Starting up a shutdown plant is a long and difficult process, so industry analysts doubt any of them will ever reopen. Add in a hurricane in Louisiana and an explosion in a Philadelphia plant and our capacity to refine is at an 8-year low. Keep in mind there has not been a new refinery built since the 1970’s in the U.S.

The operating plants are running at historically high levels as well. Now imagine you are an oil executive and your financial staff just brought in the latest profit figures shown here and your neighbor took delivery of a Rivian electric pickup. What possible logic would make you consider building or even upgrading any of your refineries?

Whether we think EVs are the future or not, the oil industry looks at the car industry and sees a future of stagnant if not falling demand. The amount of oil available, and the price, is of course a factor, but it sure hasn’t hurt refiners’ profits, so why do anything other than milk this elderly cash cow as long as possible? The implication for me is it’s hard to imagine gas prices falling much without a pretty stiff recession stifling demand. For that matter, if fuel demand should decline, I think refiners will simply accelerate plant closures. Investors agree and would not reward an oil company building or upgrading for new capacity. The refinery bottleneck also means efforts to increase the oil supply may not have much effect. It’s like getting a bigger combine when your trucking capacity is the problem.

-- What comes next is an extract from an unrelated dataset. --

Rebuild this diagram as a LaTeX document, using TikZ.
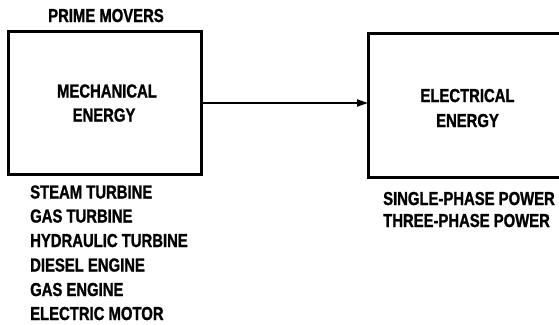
\documentclass[tikz,border=0pt]{standalone}
\usepackage{fontspec}
\newfontfamily\lblfont{Liberation Sans}[FakeStretch=0.79, BoldFeatures={FakeBold=1.2}]
\usetikzlibrary{arrows.meta}
\tikzset{
  box/.style={draw=black, line width=3pt},
  lbl/.style={font=\lblfont\bfseries\fontsize{18.8}{21}\selectfont, inner sep=0pt, text=black},
  conn/.style={draw=black, line width=1.8pt, -{Triangle[length=11pt,width=7pt]}}
}
\begin{document}
\begin{tikzpicture}[x=1pt,y=-1pt]
\useasboundingbox (0,0) rectangle (559,324);
\begin{scope}
\clip (0,0) rectangle (559,324);
\draw[box] (8,31) rectangle (201,174);
\draw[box] (368,33) rectangle (575,177);
\coordinate (mechR) at (201,103);
\coordinate (elecL) at (368,103);
\draw[conn] (mechR) -- (elecL);
\end{scope}
\node[lbl, anchor=base] (pm) at (106,22) {PRIME MOVERS};
\node[lbl, anchor=base] (m1) at (107,97.5) {MECHANICAL};
\node[lbl, anchor=base] (m2) at (104,121.5) {ENERGY};
\node[lbl, anchor=base] (e1) at (467.5,102) {ELECTRICAL};
\node[lbl, anchor=base] (e2) at (467.5,127) {ENERGY};
\node[lbl, anchor=base west] (s1) at (383,205) {SINGLE-PHASE POWER};
\node[lbl, anchor=base west] (s2) at (383,227) {THREE-PHASE POWER};
\node[lbl, anchor=base west] (l1) at (30,198.5) {STEAM TURBINE};
\node[lbl, anchor=base west] (l2) at (30,222.5) {GAS TURBINE};
\node[lbl, anchor=base west] (l3) at (30,247) {HYDRAULIC TURBINE};
\node[lbl, anchor=base west] (l4) at (30,271.5) {DIESEL ENGINE};
\node[lbl, anchor=base west] (l5) at (30,296) {GAS ENGINE};
\node[lbl, anchor=base west] (l6) at (30,320) {ELECTRIC MOTOR};
\end{tikzpicture}
\end{document}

The switch to EVs will not be as rapid as many think, and even less so in rural America, but we’re close enough to the peak of oil demand for transportation at least to have a big impact on long term plans in almost all sectors.

And by the way, I saw my first local Rivian and have neighbors on the list for electric F-150s. At the same time solar panel installations are popping up at farms like waterhemp. High energy prices can change attitudes.